In August of that same year, Handel’s friend Charles Jennens (1700–1773) had assembled a libretto drawn entirely from biblical texts, tracing the life, death, and resurrection of Jesus Christ. Around the same time, a group of Dublin charities commissioned Handel to compose a new work for a benefit

performance intended to raise funds for those imprisoned by debt. The project offered a rare opportunity: a meaningful artistic challenge, a chance to support a worthy cause, and a vital commission that might help lift Handel out of his own financial troubles.

So, Handel did what any great composer would do: He shut himself away, perhaps pouted awhile, then began writing in a feverish burst of creativity. In what is described as trance-like, he finished the score in a remarkable 24 days, going for long periods without food or sleep. When he finished writing the “Hallelujah” Chorus, the composer had tears in his eyes and cried out to his servant, “I did think I did see all Heaven before me, and the great God Himself.” This rapid pace was seen by Jennens not as a sign of ecstatic energy but rather as “careless negligence”, and the relations between the two men would remain strained, since Jennens “urged Handel to make improvements” while the composer stubbornly refused.

Handel traveled to Dublin during the winter of 1741–42, where he gave a series of performances of L’Allegro il Penseroso ed il Moderato,Acis and GalateaandEsther. It was unclear whether he originally planned to unveil Messiah during this visit, but the city proved an ideal place for a fresh start. On April 13, 1742, the first performance of Messiah took place at the newly built Great Music Hall on Fishamble Street, a venue designed specifically to host charitable performances supporting the release of imprisoned debtors. Although the hall was built to seat around 600, more than 700 audience members squeezed inside after women were asked to forgo their hoop skirts and men their swords to make room for the crowd.

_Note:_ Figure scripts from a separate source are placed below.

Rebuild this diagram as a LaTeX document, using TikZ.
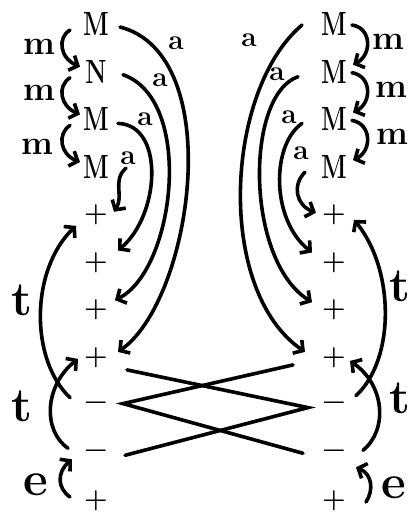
\documentclass[tikz,border=0pt]{standalone}
\usepackage{fontspec}
\usetikzlibrary{arrows.meta}
\begin{document}
\begin{tikzpicture}[x=1pt,y=-1pt,
  bigM/.style={inner sep=0pt, font=\fontsize{24}{24}\selectfont\bfseries},
  pm/.style={inner sep=0pt, font=\fontsize{27}{27}\selectfont\bfseries},
  mlab/.style={inner sep=0pt, font=\fontsize{34}{34}\selectfont\bfseries},
  alab/.style={inner sep=0pt, font=\fontsize{28}{28}\selectfont\bfseries},
  tlab/.style={inner sep=0pt, font=\fontsize{48}{48}\selectfont\bfseries},
  elab/.style={inner sep=0pt, font=\fontsize{48}{48}\selectfont\bfseries},
  arc/.style={line width=3.6pt, line cap=round, -{Straight Barb[length=7pt,width=16pt]}},
  xline/.style={line width=3.6pt, line cap=round}
]
\useasboundingbox (0,0) rectangle (411,515);
% left column
\node[bigM] (L0) at (96,24) {\scalebox{1}[1.4]{M}};
\node[bigM] (L1) at (96,71.7) {\scalebox{1}[1.4]{N}};
\node[bigM] (L2) at (96,119.4) {\scalebox{1}[1.4]{M}};
\node[bigM] (L3) at (96,167.1) {\scalebox{1}[1.4]{M}};
\node[pm] (L4) at (96,214.8) {+};
\node[pm] (L5) at (96,262.5) {+};
\node[pm] (L6) at (96,310.2) {+};
\node[pm] (L7) at (96,357.9) {+};
\node[pm] (L8) at (96,405.6) {−};
\node[pm] (L9) at (96,453.3) {−};
\node[pm] (L10) at (96,501) {+};
% right column
\node[bigM] (R0) at (334,24) {\scalebox{1}[1.4]{M}};
\node[bigM] (R1) at (334,71.7) {\scalebox{1}[1.4]{M}};
\node[bigM] (R2) at (334,119.4) {\scalebox{1}[1.4]{M}};
\node[bigM] (R3) at (334,167.1) {\scalebox{1}[1.4]{M}};
\node[pm] (R4) at (334,214.8) {+};
\node[pm] (R5) at (334,262.5) {+};
\node[pm] (R6) at (334,310.2) {+};
\node[pm] (R7) at (334,357.9) {+};
\node[pm] (R8) at (334,405.6) {−};
\node[pm] (R9) at (334,453.3) {−};
\node[pm] (R10) at (334,501) {+};
% labels
\node[alab] (la1) at (176,43) {a};
\node[alab] (la2) at (160,80) {a};
\node[alab] (la3) at (145,119) {a};
\node[alab] (la4) at (128,158) {a};
\node[alab] (ra1) at (249,40) {a};
\node[alab] (ra2) at (277,74) {a};
\node[alab] (ra3) at (289,117) {a};
\node[alab] (ra4) at (301,153) {a};
\node[mlab] (lm1) at (39,47) {m};
\node[mlab] (lm2) at (39,93) {m};
\node[mlab] (lm3) at (37,147) {m};
\node[mlab] (rm1) at (388,42) {m};
\node[mlab] (rm2) at (391,90) {m};
\node[mlab] (rm3) at (392,137) {m};
\node[tlab] (lt1) at (22,300) {t};
\node[tlab] (lt2) at (22,406) {t};
\node[tlab] (rt1) at (400,286) {t};
\node[tlab] (rt2) at (400,398) {t};
\node[elab] (le) at (36,485) {e};
\node[elab] (re) at (394,488) {e};
% left a-arcs
\draw[arc] ([shift={(24,3)}]L0.center) .. controls (228,55) and (192,300) .. ([shift={(22,-6)}]L7.center);
\draw[arc] ([shift={(27,3)}]L1.center) .. controls (195,100) and (175,270) .. ([shift={(19,-10)}]L6.center);
\draw[arc] ([shift={(22,4)}]L2.center) .. controls (165,125) and (160,215) .. ([shift={(22,-12)}]L5.center);
\draw[arc] ([shift={(30,1)}]L3.center) .. controls (112,180) and (124,196) .. ([shift={(18,-3)}]L4.center);
% right a-arcs
\draw[arc] ([shift={(-32,1)}]R0.center) .. controls (225,90) and (215,290) .. ([shift={(-29,-6)}]R7.center);
\draw[arc] ([shift={(-36,5)}]R1.center) .. controls (245,95) and (245,260) .. ([shift={(-22,-8)}]R6.center);
\draw[arc] ([shift={(-32,4)}]R2.center) .. controls (271,145) and (271,220) .. ([shift={(-22,-10)}]R5.center);
\draw[arc] ([shift={(-29,5)}]R3.center) .. controls (292,185) and (296,205) .. ([shift={(-18,-2)}]R4.center);
% left m-hooks
\draw[arc] ([shift={(-26,6)}]L0.center) .. controls (57,38) and (60,58) .. ([shift={(-16,-5)}]L1.center);
\draw[arc] ([shift={(-26,6)}]L1.center) .. controls (57,86) and (60,106) .. ([shift={(-16,-5)}]L2.center);
\draw[arc] ([shift={(-26,6)}]L2.center) .. controls (57,134) and (60,154) .. ([shift={(-16,-5)}]L3.center);
% right m-hooks
\draw[arc] ([shift={(18,1)}]R0.center) .. controls (372,28) and (372,55) .. ([shift={(19,-7)}]R1.center);
\draw[arc] ([shift={(18,1)}]R1.center) .. controls (372,76) and (372,103) .. ([shift={(19,-7)}]R2.center);
\draw[arc] ([shift={(18,1)}]R2.center) .. controls (372,124) and (372,151) .. ([shift={(19,-7)}]R3.center);
% left t-arcs
\draw[arc] ([shift={(-26,-8)}]L8.center) .. controls (30,360) and (30,270) .. ([shift={(-20,11)}]L4.center);
\draw[arc] ([shift={(-28,-5)}]L9.center) .. controls (42,430) and (45,385) .. ([shift={(-18,1)}]L7.center);
% right t-arcs
\draw[arc] ([shift={(22,-10)}]R8.center) .. controls (395,360) and (395,270) .. ([shift={(20,5)}]R4.center);
\draw[arc] ([shift={(29,-3)}]R9.center) .. controls (388,430) and (385,385) .. ([shift={(16,3)}]R7.center);
% e-arrows
\draw[arc] ([shift={(-26,-4)}]L10.center) .. controls (57,488) and (57,472) .. ([shift={(-24,6)}]L9.center);
\draw[arc] ([shift={(32,1)}]R10.center) .. controls (374,490) and (372,474) .. ([shift={(22,14)}]R9.center);
% crossing lines
\coordinate (xa) at ([shift={(31,12)}]L7.center);
\coordinate (xb) at ([shift={(-41,7)}]R7.center);
\coordinate (xc) at ([shift={(27,-2)}]L8.center);
\coordinate (xd) at ([shift={(-26,2)}]R8.center);
\coordinate (xe) at ([shift={(29,2)}]L9.center);
\coordinate (xf) at ([shift={(-31,0)}]R9.center);
\draw[xline] (xa) -- (xd) -- (xe);
\draw[xline] (xb) -- (xc) -- (xf);
\end{tikzpicture}
\end{document}
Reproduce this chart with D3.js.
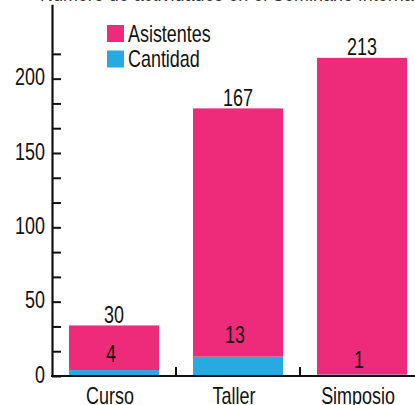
<!DOCTYPE html>
<html>
<head>
<meta charset="utf-8">
<script src="https://cdn.jsdelivr.net/npm/d3@7"></script>
<style>
  html, body { margin: 0; padding: 0; background: #fff; }
  svg text { font-family: "Liberation Sans", Arial, sans-serif; fill: #111; }
</style>
</head>
<body>
<svg id="chart" width="415" height="405"></svg>
<script>
const categories = ["Curso", "Taller", "Simposio"];
const cantidad = [4, 13, 1];
const asistentes = [30, 167, 213];
const seriesNames = ["Asistentes", "Cantidad"];
const yTickLabels = [0, 50, 100, 150, 200];
const titleText = "Número de actividades en el Seminario Internacional";

const colors = { Asistentes: "#EE2A7B", Cantidad: "#27AAE1" };
const SX = 0.78; // horizontal condensing of the type
const FS = 23;

const svg = d3.select("#chart");
const W = 415, H = 405;
const x0 = 52, y0 = 376;

const x = d3.scaleBand().domain(categories).range([x0, 424])
  .paddingInner(0.274).paddingOuter(0.137);
const y = d3.scaleLinear().domain([0, 250]).range([y0, 4.3]);

function ctext(sel, px, py) {
  return sel.attr("transform", (d, i) => `translate(${px(d, i)},${py(d, i)}) scale(${SX},1)`);
}

// clipped title
svg.append("text").attr("transform", `translate(40,1) scale(${SX},1)`)
  .attr("font-size", FS).style("fill", "#333").text(titleText);

// stacked bars
const rows = categories.map((c, i) => ({ cat: c, Cantidad: cantidad[i], Asistentes: asistentes[i] }));
const stack = d3.stack().keys(["Cantidad", "Asistentes"])(rows);
svg.append("g").selectAll("g").data(stack).join("g")
  .attr("fill", d => colors[d.key])
  .selectAll("rect").data(d => d).join("rect")
  .attr("x", d => x(d.data.cat))
  .attr("width", x.bandwidth())
  .attr("y", d => y(d[1]))
  .attr("height", d => y(d[0]) - y(d[1]));

// value labels
const g = svg.append("g").attr("font-size", FS).attr("text-anchor", "middle");
ctext(g.selectAll("text.tot").data(rows).join("text"),
  d => x(d.cat) + x.bandwidth() / 2,
  d => y(d.Cantidad + d.Asistentes) - 2.5)
  .text(d => d.Asistentes);
ctext(g.selectAll("text.cant").data(rows).join("text"),
  d => x(d.cat) + x.bandwidth() / 2 - 3,
  d => y(d.Cantidad * 1.4) - 5.5)
  .text(d => d.Cantidad);

// y axis
const tickVals = d3.range(0, 14).map(i => i * 50 / 3);
const yAxis = d3.axisLeft(y).tickValues(tickVals)
  .tickSizeInner(-9).tickSizeOuter(0).tickPadding(7)
  .tickFormat(v => yTickLabels.some(t => Math.abs(t - v) < 1e-6) ? d3.format("d")(Math.round(v)) : "");
const ya = svg.append("g").attr("transform", `translate(${x0},0)`).call(yAxis);
ya.selectAll("line").attr("stroke", "#111").attr("stroke-width", 2);
ya.select(".domain").attr("stroke", "#111").attr("stroke-width", 2.2);
ya.selectAll("text").attr("font-size", FS).attr("font-family", null)
  .attr("x", -7 / SX).attr("dy", "0.27em")
  .attr("transform", `scale(${SX},1)`).style("fill", "#111");

// x axis
const step = x.step();
const xa = svg.append("g");
xa.append("line").attr("x1", x0 - 1).attr("x2", W).attr("y1", y0).attr("y2", y0)
  .attr("stroke", "#111").attr("stroke-width", 2.2);
xa.selectAll("line.tk").data(categories.slice(1)).join("line")
  .attr("x1", d => x(d) - step * 0.137).attr("x2", d => x(d) - step * 0.137)
  .attr("y1", y0).attr("y2", y0 - 9)
  .attr("stroke", "#111").attr("stroke-width", 2);
ctext(xa.selectAll("text").data(categories).join("text"),
  d => x(d) + x.bandwidth() / 2 - 4, () => 403.8)
  .attr("font-size", FS).attr("text-anchor", "middle")
  .text(d => d);

// legend
const lg = svg.append("g").attr("transform", "translate(107,25)");
seriesNames.forEach((s, i) => {
  lg.append("rect").attr("x", 0).attr("y", i * 25.5).attr("width", 17).attr("height", 17)
    .attr("fill", colors[s]);
  lg.append("text").attr("transform", `translate(21,${i * 25.5 + 16.8}) scale(${SX},1)`)
    .attr("font-size", FS).text(s);
});
</script>
</body>
</html>
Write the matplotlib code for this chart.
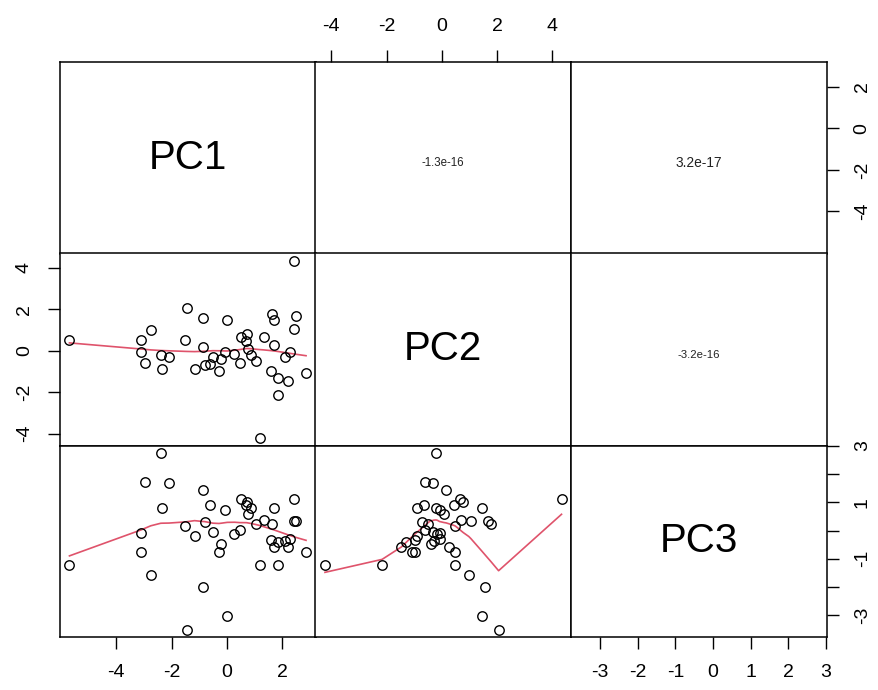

Handel’s choice to present Messiah in a theater rather than a church stirred controversy, but his aim was clear: he saw the oratorio as evangelical in spirit and wanted it to reach as wide an audience as possible. The premiere was a resounding triumph, raising enough money to free more than 140 people from debtor’s prison and setting the work on its path toward becoming one of the most cherished pieces in the classical canon.

The overwhelming success of the Dublin premiere sparked a renewed chapter in Handel’s career, and Messiah made its way to London, where it continued to grow in popularity. It was during an early London performance that a now-beloved tradition is said to have begun. According to legend, King George II fell asleep during the concert and was awoken by the opening

chords of the “Hallelujah” Chorus that he rose to his feet, prompting the entire audience to stand with him out of respect. While historians still debate whether this moment occurred, the tradition remains deeply ingrained. Today, audiences around the world rise together during the “Hallelujah” Chorus, not only in admiration of the music, but in shared recognition of the joy, uplift, and communal spirit that Messiah embodies as

Handel intended, “I should be sorry if I only entertain them. I wish to make them better.”